This dissertation examines the evolution of marketing thought and practice during the first forty years of the twentieth century. During this period marketing scholars and consultants, particularly the J. Walter Thompson Advertising Company, worked to understand marketing's scope and created marketing guidelines for others to follow. For early scholars and consultants marketing consisted of coordinating the internal business functions of production, distribution, and exchange with the external realities of a growing consumer-oriented American society. During the late nineteenth and early twentieth centuries, many American firms had adopted a strategy of internal and external coordination, but had no incentive to transmit their strategies to other businesses.
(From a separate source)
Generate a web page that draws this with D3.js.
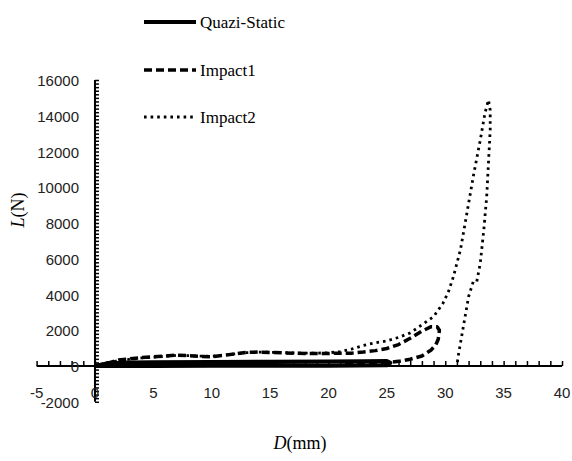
<!DOCTYPE html>
<meta charset="utf-8">
<style>
    body { margin: 0; background: #fff; }
    .tick-label { font: 15px "Liberation Sans", Arial, sans-serif; fill: #222; }
    .serif { font-family: "Liberation Serif", "Times New Roman", serif; fill: #000; }
    path.line { fill: none; stroke: #000; stroke-linejoin: round; }
</style>
<body>
<script src="https://cdn.jsdelivr.net/npm/d3@7/dist/d3.min.js"></script>
<script>
    // D (mm), L (N)
    var quaziD = [0, 1, 3, 5, 10, 15, 20, 23, 25, 25.3, 25, 20, 15, 10, 5, 1, 0];
    var quaziL = [0, 140, 190, 210, 230, 240, 250, 260, 280, 180, 40, 20, 10, 10, 5, 0, 0];

    var impact1D = [0, 1, 2, 3, 4, 5, 6, 7, 8, 9, 10, 11, 12, 13, 14, 15, 16, 17, 18, 19, 20, 21, 22, 23, 24, 25, 26, 27, 28, 28.8, 29.3, 29.5, 29.4, 29.2, 28.8, 28, 27, 26, 25, 23, 21];
    var impact1L = [0, 150, 330, 400, 470, 520, 560, 610, 580, 540, 520, 590, 680, 760, 780, 760, 740, 720, 700, 700, 700, 720, 720, 780, 860, 980, 1200, 1550, 1950, 2200, 2200, 2000, 1500, 1200, 900, 560, 380, 260, 180, 120, 100];

    var impact2D = [0, 1, 2, 3, 4, 5, 6, 7, 8, 9, 10, 11, 12, 13, 14, 15, 16, 17, 18, 19, 20, 21, 22, 23, 24, 25, 26, 27, 28, 29, 29.8, 30.3, 30.7, 31.3, 31.8, 32.4, 33.0, 33.4, 33.7, 33.85, 33.85, 33.7, 33.55, 33.3, 33.0, 32.7, 32.4, 32.0, 31.7, 31.4, 31.1, 31.0];
    var impact2L = [0, 150, 300, 380, 450, 500, 540, 600, 580, 550, 540, 600, 680, 750, 780, 770, 750, 730, 720, 720, 740, 800, 950, 1150, 1300, 1400, 1600, 1850, 2300, 2760, 3500, 4200, 5000, 6500, 8350, 10600, 12640, 14140, 14880, 14320, 13200, 11340, 9470, 7600, 5750, 4720, 4720, 3880, 2760, 1640, 520, 0];

    var xTicks = [-5, 0, 5, 10, 15, 20, 25, 30, 35, 40];
    var yTicks = [-2000, 0, 2000, 4000, 6000, 8000, 10000, 12000, 14000, 16000];

    var seriesNames = ["Quazi-Static", "Impact1", "Impact2"];

    var width = 572, height = 461;

    var x = d3.scaleLinear().domain([-5, 40]).range([36.6, 562]);
    var y = d3.scaleLinear().domain([-2000, 16000]).range([401.75, 80]);

    var svg = d3.select("body").append("svg")
        .attr("width", width)
        .attr("height", height);

    var styles = [
        {width: 4, dash: null},
        {width: 3.5, dash: "8,4"},
        {width: 2.8, dash: "2.6,4"}
    ];

    function pts(ds, ls) {
        return ds.map(function(d, i) { return [d, ls[i]]; });
    }
    var series = [pts(quaziD, quaziL), pts(impact1D, impact1L), pts(impact2D, impact2L)];

    var line = d3.line()
        .x(function(d) { return x(d[0]); })
        .y(function(d) { return y(d[1]); });

    // x axis (at L = 0), ticks upward every 1 mm
    var xAxis = d3.axisTop(x)
        .tickValues(d3.range(-5, 41, 1))
        .tickSize(5)
        .tickFormat("");
    var gx = svg.append("g")
        .attr("transform", "translate(0," + y(0) + ")")
        .call(xAxis);
    gx.select(".domain").attr("stroke-width", 2).attr("d", "M" + x(-5) + ",0H" + x(40));
    gx.selectAll(".tick line").attr("stroke-width", 1.5);

    // y axis (at D = 0), ticks right every 200 N
    var yAxis = d3.axisRight(y)
        .tickValues(d3.range(-2000, 16001, 200))
        .tickSize(4)
        .tickFormat("");
    var gy = svg.append("g")
        .attr("transform", "translate(" + x(0) + ",0)")
        .call(yAxis);
    gy.select(".domain").attr("stroke-width", 2).attr("d", "M0," + y(-2000) + "V" + y(16000));
    gy.selectAll(".tick line").attr("stroke-width", 1.5);

    // tick labels
    svg.append("g").selectAll("text")
        .data(xTicks)
        .enter().append("text")
        .attr("class", "tick-label")
        .attr("x", function(d) { return x(d); })
        .attr("y", 398)
        .attr("text-anchor", "middle")
        .text(function(d) { return d; });

    svg.append("g").selectAll("text")
        .data(yTicks)
        .enter().append("text")
        .attr("class", "tick-label")
        .attr("x", 79)
        .attr("y", function(d) { return y(d) + 6; })
        .attr("text-anchor", "end")
        .text(function(d) { return d; });

    // data lines
    svg.append("g").selectAll("path")
        .data(series)
        .enter().append("path")
        .attr("class", "line")
        .attr("d", line)
        .attr("stroke-width", function(d, i) { return styles[i].width; })
        .attr("stroke-dasharray", function(d, i) { return styles[i].dash; });

    // axis titles
    var yt = svg.append("text")
        .attr("class", "serif")
        .attr("transform", "translate(24,210) rotate(-90)")
        .attr("text-anchor", "middle")
        .style("font-size", "18px");
    yt.append("tspan").style("font-style", "italic").text("L");
    yt.append("tspan").text("(N)");

    var xt = svg.append("text")
        .attr("class", "serif")
        .attr("x", 300)
        .attr("y", 449)
        .attr("text-anchor", "middle")
        .style("font-size", "18px");
    xt.append("tspan").style("font-style", "italic").text("D");
    xt.append("tspan").text("(mm)");

    // legend
    var legendY = [22, 70, 117];
    var lg = svg.append("g").selectAll("g")
        .data(seriesNames)
        .enter().append("g")
        .attr("transform", function(d, i) { return "translate(0," + legendY[i] + ")"; });
    lg.append("line")
        .attr("x1", 144).attr("x2", 196)
        .attr("stroke", "#000")
        .attr("stroke-width", function(d, i) { return styles[i].width; })
        .attr("stroke-dasharray", function(d, i) { return styles[i].dash; });
    lg.append("text")
        .attr("class", "serif")
        .attr("x", 200)
        .attr("y", 6)
        .style("font-size", "17px")
        .text(function(d) { return d; });
</script>
</body>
Scholars have viewed the rise of big business in America as a process in which managers inside the corporation generated the policy of integration. Marketing consultants, with their focus on coordinating production, distribution, and exchange, often taught American firms how to survive in the twentieth-century economy and enriches our understanding of how many American firms acquired integrated marketing policies from outside agents.
Marketing has often been at the heart of discussions concerning the rise of consumer values in twentieth-century America. Much of the scholarly work on consumerism in America insists that Americans adopted consumer values because businessmen used new media and new techniques of suggestion to create desire, and hence consumption. Studying the work of marketing scholars, consultants, and business people offers a much more subtle picture of the relationship between business and American values. Business people and scholars continually experimented, through trial and error, to understand and take advantage of both changes in the structure of American business and changing American values. The picture left behind by early marketing consultants, scholars, and business people is not one in which they directed consumer values at an American public, but instead, shows American businesses employing new marketing methods to take advantage of an increasingly consumer-oriented public, but not initially convincing or directing Americans to adopt new values.